— A Volkswagen CC tire cupping lawsuit alleges the cars are prone to constant tire replacements, alignments and suspension problems, causing the tires to appear to have little scoops taken out of them.
The plaintiffs claim the two main causes of tire cupping are a defective suspension system and improper alignment.
The proposed class-action tire cupping lawsuit includes all U.S. owners and lessees who bought or leased Volkswagen CC cars on or after June 1, 2012.
Florida plaintiff Lila Wilson says she bought a new 2012 Volkswagen CC in October 2011, and as a retired person knew the car wouldn't be used much each year.
As believed, she put about 3,500 miles on the CC per year, but at 16,000 miles the auto shop informed her that her tires were “chopped,” otherwise known as tire cupping, and that all the tires had to be replaced for a cost of $500 to $700 with alignment and balancing. The mechanic said the cause of tire chopping/cupping was her vehicle’s suspension.
California plaintiff Brian Maytum says he purchased a 2014 Volkswagen CC in July 2015 when the car had about 8,000 miles on it, but by May, the car had 26,000 miles on it and Mr. Maytum had to have all four tires replaced due to tire cupping at a cost of about $800 to $1,000, with alignment and balancing.
The plaintiffs say all the CC cars have faulty suspensions, shocks and struts which cause uneven wear, premature failure and tire cupping.

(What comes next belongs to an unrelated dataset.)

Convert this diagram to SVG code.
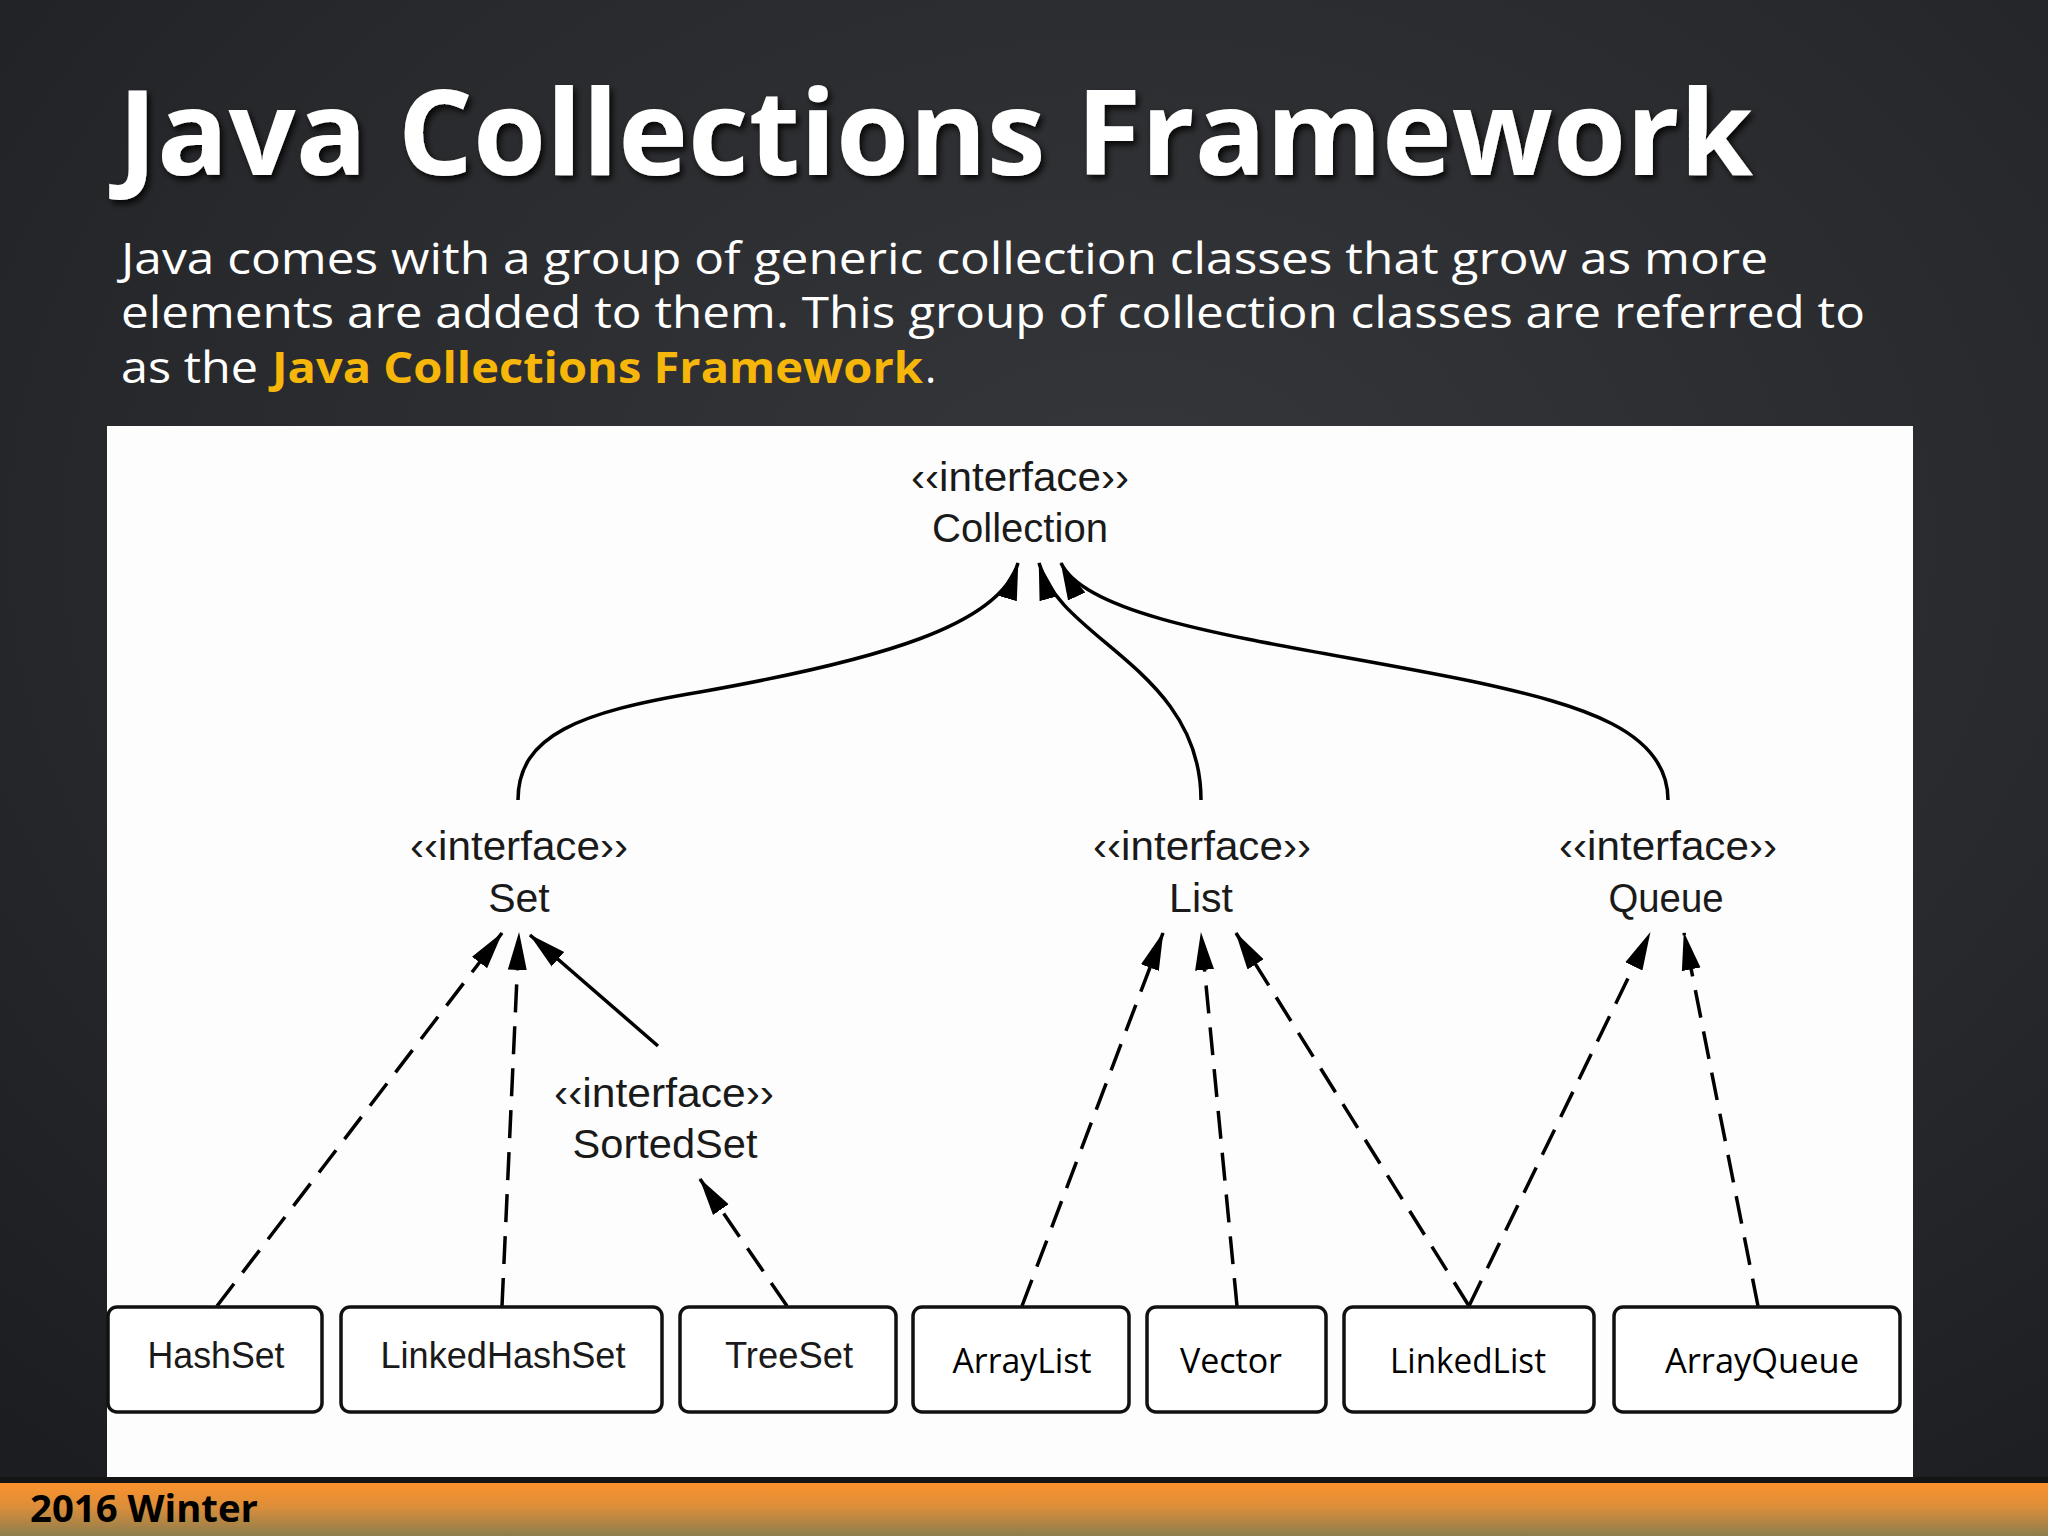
<svg xmlns="http://www.w3.org/2000/svg" width="2048" height="1536" viewBox="0 0 2048 1536">
  <defs>
    <radialGradient id="bg" cx="0.55" cy="0.35" r="0.8">
      <stop offset="0" stop-color="#36373a"/>
      <stop offset="0.6" stop-color="#28292c"/>
      <stop offset="1" stop-color="#1c1d20"/>
    </radialGradient>
    <linearGradient id="foot" x1="0" y1="0" x2="0" y2="1">
      <stop offset="0" stop-color="#fa922c"/>
      <stop offset="0.45" stop-color="#dc8e3a"/>
      <stop offset="1" stop-color="#8c7d4e"/>
    </linearGradient>
    <filter id="shadow" x="-5%" y="-20%" width="110%" height="140%">
      <feDropShadow dx="3" dy="4" stdDeviation="3" flood-color="#000" flood-opacity="0.85"/>
    </filter>
    <marker id="ah" markerUnits="userSpaceOnUse" markerWidth="38" markerHeight="22" viewBox="0 0 38 22" refX="37" refY="11" orient="auto">
      <path d="M0,1.5 L38,11 L0,20.5 Z" fill="#000"/>
    </marker>
    <style>
      .title{font-family:"Open Sans","Liberation Sans",sans-serif;font-weight:700;fill:#fff}
      .sub{font-family:"Open Sans","Liberation Sans",sans-serif;font-size:43px;fill:#fff}
      .gold{font-family:"Open Sans","Liberation Sans",sans-serif;font-size:43px;font-weight:700;fill:#f6b60a}
      .lbl{font-family:"Liberation Sans",Arial,sans-serif;font-size:41px;fill:#1a1a1a;text-anchor:middle}
      .box{fill:#fff;stroke:#111;stroke-width:3.5}
      .bt{font-family:"Liberation Sans",Arial,sans-serif;font-size:36px;fill:#1a1a1a;text-anchor:middle}
      .bt2{font-family:"Open Sans","Liberation Sans",sans-serif;font-size:35px;fill:#000;text-anchor:middle}
      .solid{fill:none;stroke:#000;stroke-width:3.5;marker-end:url(#ah)}
      .dash{fill:none;stroke:#000;stroke-width:3.5;stroke-dasharray:28 14;marker-end:url(#ah)}
      .foot{font-family:"Open Sans","Liberation Sans",sans-serif;font-weight:700;font-size:38px;fill:#000}
    </style>
  </defs>

  <!-- background -->
  <rect x="0" y="0" width="2048" height="1536" fill="url(#bg)"/>

  <!-- heading -->
  <text class="title" x="118" y="175" font-size="118" textLength="1635" lengthAdjust="spacingAndGlyphs" filter="url(#shadow)">Java Collections Framework</text>
  <text class="sub" x="121" y="274" textLength="1647" lengthAdjust="spacingAndGlyphs">Java comes with a group of generic collection classes that grow as more</text>
  <text class="sub" x="121" y="328" textLength="1744" lengthAdjust="spacingAndGlyphs">elements are added to them. This group of collection classes are referred to</text>
  <text class="sub" x="121" y="383" textLength="137" lengthAdjust="spacingAndGlyphs">as the</text>
  <text class="gold" x="272" y="383" textLength="651" lengthAdjust="spacingAndGlyphs">Java Collections Framework</text>
  <text class="sub" x="925" y="383">.</text>

  <!-- diagram panel -->
  <rect x="107" y="426" width="1806" height="1052" fill="#fdfdfd"/>

  <!-- connectors -->
  <g id="connectors">
    <path id="c-set-collection" class="solid" d="M518,800 C518,735 580,712 700,692 C880,660 1000,625 1018,563"/>
    <path id="c-list-collection" class="solid" d="M1201,800 C1201,670 1060,640 1039,563"/>
    <path id="c-queue-collection" class="solid" d="M1668,800 C1668,730 1580,705 1480,683 C1300,645 1090,625 1061,563"/>
    <path id="c-hashset-set" class="dash" d="M217,1306 L502,933"/>
    <path id="c-linkedhashset-set" class="dash" d="M502,1306 L519,933"/>
    <path id="c-sortedset-set" class="solid" d="M658,1046 L530,935"/>
    <path id="c-treeset-sortedset" class="dash" d="M787,1306 L700,1179"/>
    <path id="c-arraylist-list" class="dash" d="M1022,1306 L1163,933"/>
    <path id="c-vector-list" class="dash" d="M1237,1306 L1201,933"/>
    <path id="c-linkedlist-list" class="dash" d="M1469,1306 L1236,933"/>
    <path id="c-linkedlist-queue" class="dash" d="M1469,1306 L1650,933"/>
    <path id="c-arrayqueue-queue" class="dash" d="M1758,1306 L1684,933"/>
  </g>

  <!-- interface nodes -->
  <g id="collection">
    <text class="lbl" x="1020" y="491" textLength="218" lengthAdjust="spacingAndGlyphs">‹‹interface››</text>
    <text class="lbl" x="1020" y="542" textLength="176" lengthAdjust="spacingAndGlyphs">Collection</text>
  </g>
  <g id="set">
    <text class="lbl" x="519" y="860" textLength="218" lengthAdjust="spacingAndGlyphs">‹‹interface››</text>
    <text class="lbl" x="519" y="912">Set</text>
  </g>
  <g id="list">
    <text class="lbl" x="1202" y="860" textLength="218" lengthAdjust="spacingAndGlyphs">‹‹interface››</text>
    <text class="lbl" x="1201" y="912">List</text>
  </g>
  <g id="queue">
    <text class="lbl" x="1668" y="860" textLength="218" lengthAdjust="spacingAndGlyphs">‹‹interface››</text>
    <text class="lbl" x="1666" y="912" textLength="115" lengthAdjust="spacingAndGlyphs">Queue</text>
  </g>
  <g id="sortedset">
    <text class="lbl" x="664" y="1107" textLength="220" lengthAdjust="spacingAndGlyphs">‹‹interface››</text>
    <text class="lbl" x="665" y="1158" textLength="185" lengthAdjust="spacingAndGlyphs">SortedSet</text>
  </g>

  <!-- class nodes -->
  <g id="hashset">
    <rect class="box" x="108" y="1307" width="214" height="105" rx="9"/>
    <text class="bt" x="216" y="1368" textLength="137" lengthAdjust="spacingAndGlyphs">HashSet</text>
  </g>
  <g id="linkedhashset">
    <rect class="box" x="341" y="1307" width="321" height="105" rx="9"/>
    <text class="bt" x="503" y="1368" textLength="245" lengthAdjust="spacingAndGlyphs">LinkedHashSet</text>
  </g>
  <g id="treeset">
    <rect class="box" x="680" y="1307" width="216" height="105" rx="9"/>
    <text class="bt" x="789" y="1368" textLength="128" lengthAdjust="spacingAndGlyphs">TreeSet</text>
  </g>
  <g id="arraylist">
    <rect class="box" x="913" y="1307" width="216" height="105" rx="9"/>
    <text class="bt2" x="1022" y="1373" textLength="139" lengthAdjust="spacingAndGlyphs">ArrayList</text>
  </g>
  <g id="vector">
    <rect class="box" x="1147" y="1307" width="179" height="105" rx="9"/>
    <text class="bt2" x="1231" y="1373" textLength="102" lengthAdjust="spacingAndGlyphs">Vector</text>
  </g>
  <g id="linkedlist">
    <rect class="box" x="1344" y="1307" width="250" height="105" rx="9"/>
    <text class="bt2" x="1468" y="1373" textLength="156" lengthAdjust="spacingAndGlyphs">LinkedList</text>
  </g>
  <g id="arrayqueue">
    <rect class="box" x="1614" y="1307" width="286" height="105" rx="9"/>
    <text class="bt2" x="1762" y="1373" textLength="194" lengthAdjust="spacingAndGlyphs">ArrayQueue</text>
  </g>

  <!-- footer -->
  <rect x="0" y="1477" width="2048" height="6" fill="#141414"/>
  <rect x="0" y="1483" width="2048" height="53" fill="url(#foot)"/>
  <text class="foot" x="30" y="1522" textLength="228" lengthAdjust="spacingAndGlyphs">2016 Winter</text>
</svg>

The lawsuit alleges a car such as the Volkswagen CC typically has higher negative camber settings for better handling performance. The camber setting is the "angle between the vertical axis of the wheels used for steering and the vertical axis of the vehicle when viewed from the front or rear."
A negative camber leans both tires on the axle towards the center of the vehicle and causes the inside edges of the tires to wear faster than the outside edges.
The plaintiffs claim that due to the high negative camber settings, the inner portion of the CC tires wear out faster than tires on other vehicles. In addition, VW designed the car's front suspension with no ability to adjust the front camber on the vehicles or to correct for their being out of alignment.
Although the plaintiffs pay high costs to replace the tires, the lawsuit says the problem continues because the suspensions, shocks and struts are defective and will cause new tires to eventually experience the cupping. This means CC owners must continue to pay for alignments and tire replacements for as long as they own the cars.
Since 2010, VW allegedly knew or should have known the CC cars are defective, yet the automaker kept advertising the cars as safe and reliable knowing the alignment and tire cupping problems existed. By allegedly concealing the problems, the automaker refuses to correct or pay for damages while the cars are under warranty.
Wilson and the other plaintiffs say they would not have purchased the cars, or at least not have paid what they did, if Volkswagen would have told them about the tire cupping problem.
Despite knowing about the alignment problems, VW failed to provide an acceptable service or repair procedure to fix the problems.
The Volkswagen CC tire cupping lawsuit was filed in the U.S. District Court for the Southern District of Florida, Miami - Lila Wilson, et. al., v. Volkswagen Group of America, Inc., and Volkswagen AG.